The world Murakami introduces in Chapter One is not really modern-day Tokyo, although it is certainly modeled after that city. Computers and information figure heavily in this book and the novel's protagonist is an employee of System (the good guys), an obscure agency whose purpose is to prevent critical information from falling into the devilish hands of the sinister Factory. The protagonist himself, is a Calcutec, a human encryption device who shuffles data in his mind so that Factory's agents, the Semiotecs, will find it indecipherable. A routine assignment with an eccentric professor, however, sends Calcutec on a whirlwind of a journey that will eventually explore the very depths of his consciousness.
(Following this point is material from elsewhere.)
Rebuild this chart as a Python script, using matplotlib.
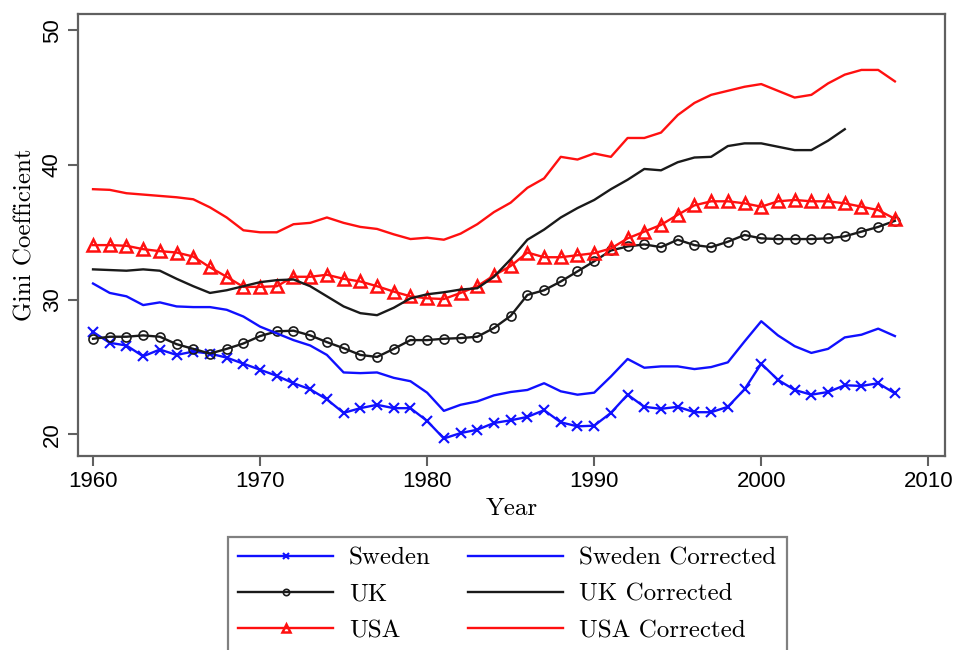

The second world, which we first encounter in Chapter Two, is the small walled town depicted on the worn and tattered map. Here, in this idyllic place, unicorns roam in fields, inhabitants are separated from their shadows, and everyone lives without memory or mind. Each citizen is immortal and each has a specific job which he carries out for eternity. Plunged into this world of confusion, the protagonist is told that he is now the Dreamreader and it is now his job to place his hands on the skulls of dead unicorns and allow the energy inside of them to dissipate between his fingers.

Murakami has divided his book into forty chapters, twenty for each universe, and he alternates between them. The styles he uses to tell the tales of each world are quite different. When in the modern world of pseudo-Tokyo, Murakami uses the past tense and lingers on the details. The story of the walled town, however, is told in the present tense and detail is eschewed for a hazy, diffuse atmosphere, as if the protagonist is suffering from both amnesia and poor eyesight. Fitting, when one considers that he is inhabiting a world where no one has the ability to even think.
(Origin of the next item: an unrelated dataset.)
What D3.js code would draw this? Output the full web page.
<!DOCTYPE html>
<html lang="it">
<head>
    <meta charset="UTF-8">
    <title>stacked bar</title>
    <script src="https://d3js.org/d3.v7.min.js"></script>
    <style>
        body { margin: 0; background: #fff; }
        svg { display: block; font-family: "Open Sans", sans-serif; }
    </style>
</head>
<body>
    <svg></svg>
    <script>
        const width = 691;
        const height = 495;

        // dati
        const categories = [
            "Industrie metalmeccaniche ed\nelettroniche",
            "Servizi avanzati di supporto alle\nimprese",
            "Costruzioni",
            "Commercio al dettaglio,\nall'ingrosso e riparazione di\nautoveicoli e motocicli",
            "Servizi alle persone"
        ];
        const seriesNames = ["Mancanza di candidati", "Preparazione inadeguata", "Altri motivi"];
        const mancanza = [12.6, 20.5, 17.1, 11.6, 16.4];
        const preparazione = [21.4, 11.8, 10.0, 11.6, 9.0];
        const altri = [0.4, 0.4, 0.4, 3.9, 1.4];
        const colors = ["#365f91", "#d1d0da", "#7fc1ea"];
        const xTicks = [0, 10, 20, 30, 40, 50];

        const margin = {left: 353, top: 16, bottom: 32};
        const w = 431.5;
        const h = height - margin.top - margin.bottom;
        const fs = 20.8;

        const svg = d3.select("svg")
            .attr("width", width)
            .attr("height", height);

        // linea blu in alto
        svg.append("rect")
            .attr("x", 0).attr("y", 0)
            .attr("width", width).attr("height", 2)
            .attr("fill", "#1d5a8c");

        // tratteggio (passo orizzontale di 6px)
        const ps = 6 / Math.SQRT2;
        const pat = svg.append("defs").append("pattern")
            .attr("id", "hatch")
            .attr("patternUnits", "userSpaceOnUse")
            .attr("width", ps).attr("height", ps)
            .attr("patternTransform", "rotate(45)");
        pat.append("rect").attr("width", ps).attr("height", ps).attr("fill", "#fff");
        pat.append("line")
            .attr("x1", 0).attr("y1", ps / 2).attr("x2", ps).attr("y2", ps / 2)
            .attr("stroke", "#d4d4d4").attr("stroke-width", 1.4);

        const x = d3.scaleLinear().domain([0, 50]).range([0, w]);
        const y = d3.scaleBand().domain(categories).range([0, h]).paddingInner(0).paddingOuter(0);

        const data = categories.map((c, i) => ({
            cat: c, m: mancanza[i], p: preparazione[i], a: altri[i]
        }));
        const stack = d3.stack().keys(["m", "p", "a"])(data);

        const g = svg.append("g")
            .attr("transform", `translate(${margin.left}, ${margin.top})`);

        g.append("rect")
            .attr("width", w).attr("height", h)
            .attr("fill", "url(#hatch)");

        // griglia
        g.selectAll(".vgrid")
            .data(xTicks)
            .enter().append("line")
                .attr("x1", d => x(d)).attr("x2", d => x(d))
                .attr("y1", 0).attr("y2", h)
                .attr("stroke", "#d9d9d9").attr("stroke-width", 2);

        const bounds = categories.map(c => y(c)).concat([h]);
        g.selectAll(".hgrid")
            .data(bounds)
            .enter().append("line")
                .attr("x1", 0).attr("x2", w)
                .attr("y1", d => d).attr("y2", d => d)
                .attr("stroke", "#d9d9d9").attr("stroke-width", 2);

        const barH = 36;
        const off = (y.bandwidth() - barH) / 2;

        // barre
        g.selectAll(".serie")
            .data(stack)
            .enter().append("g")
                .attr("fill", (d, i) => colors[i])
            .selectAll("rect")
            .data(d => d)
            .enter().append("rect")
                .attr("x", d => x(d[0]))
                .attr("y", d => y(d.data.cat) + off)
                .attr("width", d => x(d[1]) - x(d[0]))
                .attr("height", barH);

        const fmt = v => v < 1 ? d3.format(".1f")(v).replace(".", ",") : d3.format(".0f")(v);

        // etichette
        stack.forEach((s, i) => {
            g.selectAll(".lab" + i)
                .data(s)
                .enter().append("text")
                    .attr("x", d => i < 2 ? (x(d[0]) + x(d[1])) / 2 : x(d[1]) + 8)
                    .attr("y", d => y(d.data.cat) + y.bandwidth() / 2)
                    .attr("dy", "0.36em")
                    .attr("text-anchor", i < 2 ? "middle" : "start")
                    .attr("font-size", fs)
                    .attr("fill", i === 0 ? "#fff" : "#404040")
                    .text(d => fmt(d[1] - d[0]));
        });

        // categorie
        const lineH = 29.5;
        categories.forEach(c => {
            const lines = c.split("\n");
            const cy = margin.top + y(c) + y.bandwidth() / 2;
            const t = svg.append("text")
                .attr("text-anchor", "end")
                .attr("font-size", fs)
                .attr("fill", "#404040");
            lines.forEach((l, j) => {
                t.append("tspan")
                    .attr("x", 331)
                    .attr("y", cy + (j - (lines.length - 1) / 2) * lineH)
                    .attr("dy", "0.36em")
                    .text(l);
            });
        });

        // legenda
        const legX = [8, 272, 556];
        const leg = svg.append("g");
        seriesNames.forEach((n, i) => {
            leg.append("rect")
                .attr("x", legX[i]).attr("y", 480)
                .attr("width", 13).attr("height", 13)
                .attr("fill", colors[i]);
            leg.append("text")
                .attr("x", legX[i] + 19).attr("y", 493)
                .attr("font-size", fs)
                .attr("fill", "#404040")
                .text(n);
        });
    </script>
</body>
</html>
As this wildly original novel unfolds, we begin to feel that the two protagonists are two halves of the same person and both worlds may be nothing more than different perceptions of the same reality. At some point, we think, these two disparate worlds must collide. But with Murakami, one never knows. Until the end, that is.
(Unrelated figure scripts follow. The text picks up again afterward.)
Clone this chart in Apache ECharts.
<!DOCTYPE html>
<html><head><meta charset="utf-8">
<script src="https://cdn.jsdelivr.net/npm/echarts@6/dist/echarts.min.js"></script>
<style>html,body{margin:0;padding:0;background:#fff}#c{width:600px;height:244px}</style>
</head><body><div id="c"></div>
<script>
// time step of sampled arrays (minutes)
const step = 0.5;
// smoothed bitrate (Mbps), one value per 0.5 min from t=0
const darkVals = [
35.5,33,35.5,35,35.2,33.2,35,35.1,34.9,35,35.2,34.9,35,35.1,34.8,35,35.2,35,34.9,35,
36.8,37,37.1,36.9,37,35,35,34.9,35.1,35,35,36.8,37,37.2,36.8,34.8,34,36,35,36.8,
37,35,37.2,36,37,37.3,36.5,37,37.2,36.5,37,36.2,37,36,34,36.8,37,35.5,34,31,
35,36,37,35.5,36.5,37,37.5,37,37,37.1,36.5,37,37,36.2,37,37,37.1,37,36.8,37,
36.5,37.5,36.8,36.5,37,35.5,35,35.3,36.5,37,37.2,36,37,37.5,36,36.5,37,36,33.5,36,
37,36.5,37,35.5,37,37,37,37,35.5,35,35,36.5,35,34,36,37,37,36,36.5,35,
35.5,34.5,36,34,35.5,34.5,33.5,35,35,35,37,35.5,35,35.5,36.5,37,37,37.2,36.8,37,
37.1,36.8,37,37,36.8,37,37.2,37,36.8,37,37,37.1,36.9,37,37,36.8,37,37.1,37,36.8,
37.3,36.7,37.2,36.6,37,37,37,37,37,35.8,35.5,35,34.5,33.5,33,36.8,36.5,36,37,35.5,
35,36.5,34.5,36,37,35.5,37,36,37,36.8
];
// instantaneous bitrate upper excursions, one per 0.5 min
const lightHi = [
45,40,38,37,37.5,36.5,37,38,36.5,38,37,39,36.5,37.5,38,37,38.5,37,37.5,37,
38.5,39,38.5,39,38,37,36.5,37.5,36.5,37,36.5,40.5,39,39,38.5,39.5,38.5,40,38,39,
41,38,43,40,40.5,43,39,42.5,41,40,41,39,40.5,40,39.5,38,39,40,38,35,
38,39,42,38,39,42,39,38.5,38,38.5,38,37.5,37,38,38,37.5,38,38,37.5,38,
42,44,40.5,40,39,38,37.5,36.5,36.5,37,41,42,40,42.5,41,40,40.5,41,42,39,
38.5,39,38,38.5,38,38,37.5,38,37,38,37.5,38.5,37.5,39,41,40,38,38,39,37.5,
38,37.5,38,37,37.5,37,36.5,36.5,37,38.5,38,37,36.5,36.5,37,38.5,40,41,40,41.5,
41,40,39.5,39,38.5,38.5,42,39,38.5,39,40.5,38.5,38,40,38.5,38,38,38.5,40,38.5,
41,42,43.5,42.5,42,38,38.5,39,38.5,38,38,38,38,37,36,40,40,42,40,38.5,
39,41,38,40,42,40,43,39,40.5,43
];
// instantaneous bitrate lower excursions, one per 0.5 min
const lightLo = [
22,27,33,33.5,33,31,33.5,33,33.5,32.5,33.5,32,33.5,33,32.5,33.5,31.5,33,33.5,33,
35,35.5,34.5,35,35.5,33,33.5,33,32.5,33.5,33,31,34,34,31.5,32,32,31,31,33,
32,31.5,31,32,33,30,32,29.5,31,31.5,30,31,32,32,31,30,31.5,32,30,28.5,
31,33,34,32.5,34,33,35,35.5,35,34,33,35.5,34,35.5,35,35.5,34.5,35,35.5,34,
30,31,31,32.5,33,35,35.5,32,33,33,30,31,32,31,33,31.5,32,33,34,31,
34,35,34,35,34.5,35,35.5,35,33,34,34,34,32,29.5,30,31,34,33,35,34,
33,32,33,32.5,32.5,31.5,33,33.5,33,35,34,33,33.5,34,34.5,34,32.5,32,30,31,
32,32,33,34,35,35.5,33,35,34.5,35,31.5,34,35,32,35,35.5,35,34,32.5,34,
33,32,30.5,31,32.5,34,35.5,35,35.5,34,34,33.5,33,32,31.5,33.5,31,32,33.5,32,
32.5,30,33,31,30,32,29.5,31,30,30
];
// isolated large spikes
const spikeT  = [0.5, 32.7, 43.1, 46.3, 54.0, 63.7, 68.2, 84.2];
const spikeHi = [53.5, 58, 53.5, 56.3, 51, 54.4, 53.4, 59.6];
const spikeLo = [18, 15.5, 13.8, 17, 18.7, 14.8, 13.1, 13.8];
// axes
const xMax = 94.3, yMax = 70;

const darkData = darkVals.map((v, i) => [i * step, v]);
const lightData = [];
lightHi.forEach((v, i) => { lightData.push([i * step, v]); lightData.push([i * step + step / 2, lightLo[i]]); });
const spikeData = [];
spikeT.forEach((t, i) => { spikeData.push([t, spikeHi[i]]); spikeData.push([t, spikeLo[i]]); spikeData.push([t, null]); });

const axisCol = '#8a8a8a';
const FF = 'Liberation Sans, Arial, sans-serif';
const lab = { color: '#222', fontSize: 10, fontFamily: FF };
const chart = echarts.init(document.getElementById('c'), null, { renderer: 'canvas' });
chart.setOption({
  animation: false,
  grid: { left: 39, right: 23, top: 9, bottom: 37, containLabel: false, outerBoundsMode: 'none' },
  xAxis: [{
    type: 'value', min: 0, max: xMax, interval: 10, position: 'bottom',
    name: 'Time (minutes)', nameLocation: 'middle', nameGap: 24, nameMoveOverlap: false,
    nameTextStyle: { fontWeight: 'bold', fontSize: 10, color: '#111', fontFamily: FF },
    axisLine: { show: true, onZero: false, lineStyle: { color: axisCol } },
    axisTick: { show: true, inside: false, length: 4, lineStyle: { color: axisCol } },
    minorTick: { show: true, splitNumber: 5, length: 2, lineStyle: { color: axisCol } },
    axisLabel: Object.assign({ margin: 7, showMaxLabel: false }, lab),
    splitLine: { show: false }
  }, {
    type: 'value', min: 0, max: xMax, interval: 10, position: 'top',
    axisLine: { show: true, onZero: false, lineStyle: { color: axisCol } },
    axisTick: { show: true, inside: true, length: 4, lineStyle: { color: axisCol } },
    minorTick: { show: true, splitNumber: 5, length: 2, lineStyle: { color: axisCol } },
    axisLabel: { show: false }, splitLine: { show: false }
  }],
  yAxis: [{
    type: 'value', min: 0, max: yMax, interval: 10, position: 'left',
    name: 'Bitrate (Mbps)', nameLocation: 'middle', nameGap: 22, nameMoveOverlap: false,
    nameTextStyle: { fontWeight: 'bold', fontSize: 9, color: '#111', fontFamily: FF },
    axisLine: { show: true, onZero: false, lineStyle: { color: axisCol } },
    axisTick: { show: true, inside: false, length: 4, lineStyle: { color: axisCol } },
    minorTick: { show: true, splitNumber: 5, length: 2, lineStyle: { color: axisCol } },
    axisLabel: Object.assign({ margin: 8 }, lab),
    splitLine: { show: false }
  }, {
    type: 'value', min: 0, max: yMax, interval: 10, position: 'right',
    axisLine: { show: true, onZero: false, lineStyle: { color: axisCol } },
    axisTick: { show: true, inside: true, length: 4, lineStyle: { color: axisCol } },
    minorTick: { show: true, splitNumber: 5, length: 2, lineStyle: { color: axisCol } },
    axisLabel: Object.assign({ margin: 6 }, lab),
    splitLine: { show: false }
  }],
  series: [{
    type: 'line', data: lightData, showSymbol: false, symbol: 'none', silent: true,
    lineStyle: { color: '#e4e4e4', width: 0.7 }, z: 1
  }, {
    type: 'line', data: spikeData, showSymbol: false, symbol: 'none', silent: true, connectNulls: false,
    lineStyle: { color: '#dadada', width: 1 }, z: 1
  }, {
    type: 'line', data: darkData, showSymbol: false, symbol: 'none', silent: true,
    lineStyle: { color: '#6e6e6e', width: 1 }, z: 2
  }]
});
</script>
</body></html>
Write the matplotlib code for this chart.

As with Murakami's other novels and stories, Hard-Boiled Wonderland and The End of the World, has a distinctly Western feel about it. The characters discuss American and European literature, Hollywood and rock music.

Murakami, himself, said that "most Japanese novelists are addicted to the beauty of the language. I'd like to change that...Language is a kind of tool, an instrument to communicate." Murakami has certainly mastered the ability to communicate and he definitely brings something new to Japanese literature. His first-person perspective, his screenplay-style dialogue and his extensive use of colloquial speech all contrive to transport the reader into the world of the protagonist.

Unlike more traditional authors such as Mishima and Kawabata, Murakami uses language informally, not to impress with the beauty or lyricism of his words but to communicate a sense of the protagonist to the reader. As with other Murakami novels, this book dwells on the author's signature themes of alienation and overwhelming despair that is so often a part of our impersonal, overcrowded, modern-day society.

Murakami's novels are literature of the highest order, although they encompass such outlandish plots that their classification as literature might be overlooked. His themes however, always touch on the most existential problems facing society today. Therein lies Murakami's genius, or at least a part of it. He brings a voice to the voiceless individual, the one who feels in danger of being swallowed alive by the impersonal and often overwhelming reach of the information age. His protagonists, though sometimes nameless and sometimes faceless, always manage to shout into the deaf ear of the crazy, mixed-up postmodern world. And, who knows? With Murakami around, we might just work all the craziness out some day.

Rating: 5 stars
Summary: The Best Book I've Read in Some Time
Review: Wrought with moments of wonder and sweet sadness, a thing of great beauty which, although fantastical rings astoundingly true, Murakami's HARD-BOILED WONDERLAND AND THE END OF THE WORLD will reach out to those who embrace it, touching the heart, the soul, and especially the mind.